Around that time, the BDP was less involved in politics but was acting more as a representative and supporter of the PKK. However, today, Demirtaş is running to rule not only those 400 square meters but the whole country after he declared himself a presidential candidate. This indicates that the Kurdish reconciliation process is increasing the importance of politics amongst Kurds and the importance of integration with the rest of the nation.
Since the stance of the main opposition is clear, the BDP now has the chance to pursue a better, healthier opposition and can help build the new Turkey. Since none of the main opposition parties, the MHP and CHP could nominate a candidate from within their own parties, for the BDP to name its own chair as its candidate in the presidential elections better proves the lack of trust in the main opposition parties.

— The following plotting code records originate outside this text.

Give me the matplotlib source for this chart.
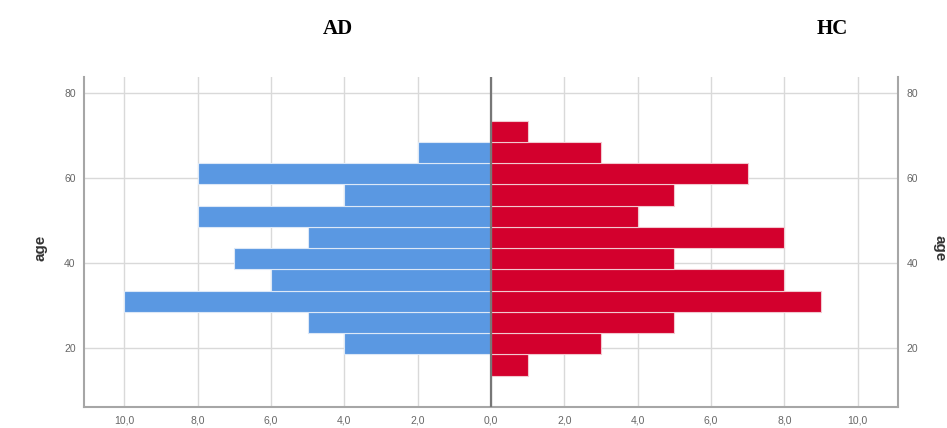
import matplotlib.pyplot as plt
from matplotlib.ticker import FuncFormatter

# age bins (centres, 5-year width) and counts per group
ages = [16, 21, 26, 31, 36, 41, 46, 51, 56, 61, 66, 71]
ad_counts = [0, 4, 5, 10, 6, 7, 5, 8, 4, 8, 2, 0]
hc_counts = [1, 3, 5, 9, 8, 5, 8, 4, 5, 7, 3, 1]
x_ticks = [-10, -8, -6, -4, -2, 0, 2, 4, 6, 8, 10]
y_ticks = [20, 40, 60, 80]

blue = '#5A98E2'
red = '#D3002D'
grid_c = '#d9d9d9'
spine_c = '#a6a6a6'
text_c = '#666666'

fig = plt.figure(figsize=(9.47, 4.28), dpi=100)
ax = fig.add_axes([0.0887, 0.049, 0.8596, 0.771])

ax.barh(ages, [-v for v in ad_counts], height=5, color=blue,
        edgecolor='#dce8f7', linewidth=0.8, zorder=3)
ax.barh(ages, hc_counts, height=5, color=red,
        edgecolor='#f2c8cf', linewidth=0.8, zorder=3)

ax.set_xlim(-11.1, 11.1)
ax.set_ylim(6.1, 83.8)
ax.set_xticks(x_ticks)
ax.set_yticks(y_ticks)
ax.xaxis.set_major_formatter(FuncFormatter(lambda v, p: f"{abs(v):.1f}".replace('.', ',')))
ax.grid(True, color=grid_c, linewidth=1, zorder=0)
ax.axvline(0, color='#777777', linewidth=1.6, zorder=4)

for s in ['left', 'bottom', 'right']:
    ax.spines[s].set_color(spine_c)
    ax.spines[s].set_linewidth(1.5)
ax.spines['top'].set_visible(False)
ax.tick_params(axis='both', length=0, labelsize=7.5, labelcolor=text_c,
               pad=6)
for lab in ax.get_xticklabels() + ax.get_yticklabels():
    lab.set_family('Liberation Sans')

ax2 = ax.twinx()
ax2.set_ylim(ax.get_ylim())
ax2.set_yticks(y_ticks)
ax2.tick_params(axis='y', length=0, labelsize=7.5, labelcolor=text_c, pad=6)
for lab in ax2.get_yticklabels():
    lab.set_family('Liberation Sans')
for s in ax2.spines.values():
    s.set_visible(False)

# axis titles on both sides
fig.text(40 / 947, 0.42, 'age', fontsize=11, fontweight='bold', color='#333333',
         family='Liberation Sans', rotation=90, ha='center', va='center')
fig.text(939 / 947, 0.42, 'age', fontsize=11, fontweight='bold', color='#333333',
         family='Liberation Sans', rotation=270, ha='center', va='center')

fig.text(0.357, 0.932, 'AD', fontsize=15, fontweight='bold',
         family='Liberation Serif', ha='center', va='center')
fig.text(0.879, 0.932, 'HC', fontsize=15, fontweight='bold',
         family='Liberation Serif', ha='center', va='center')

fig.savefig('out.png', dpi=100)
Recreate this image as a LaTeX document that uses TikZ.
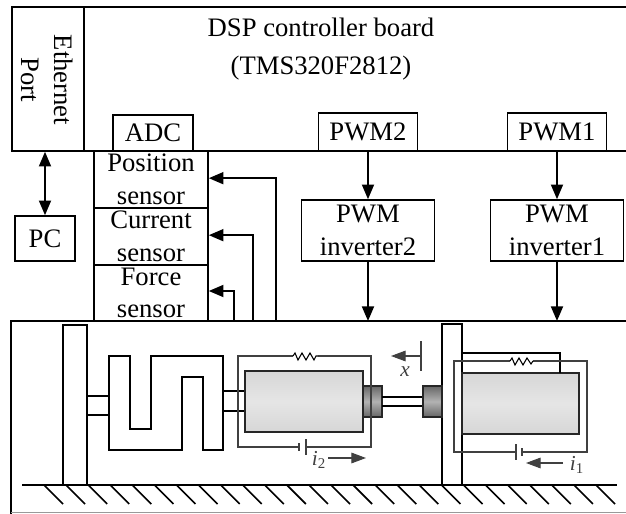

I would like to underline the significance of an interview that proves that the AK Party and BDP could cooperate as a result of the Kurdish Reconciliation Process. The BDP's apparent fortress in all elections has been Hakkari. The BDP's Hakkari parliamentarian Adil Zozani said, "the Kurds had the chance to observe the choices of the Turkish nation at the 2010 constitution referendum. Kurds will continue to seek democratic solutions.
Everything that has happened since 2010 show that timidity is not necessary. Kurds demand a change in Turkey. Erdoğan's strength lies in his recognition of this demand for change among Kurds. The AK Party government is trying to find the right position in the new Turkey unlike the CHP and MHP."
Accordingly, Zozani accepts that the main actor of this democratic change is the AK party's Erdoğan. These words point out that as the process progresses, the new Turkey will be built by two political powers (the conservatives and the Kurds), which have been suppressed in the previous regime. This also hints what the choice of pro-BDP Kurds will be if the presidential election runs in the second round as well.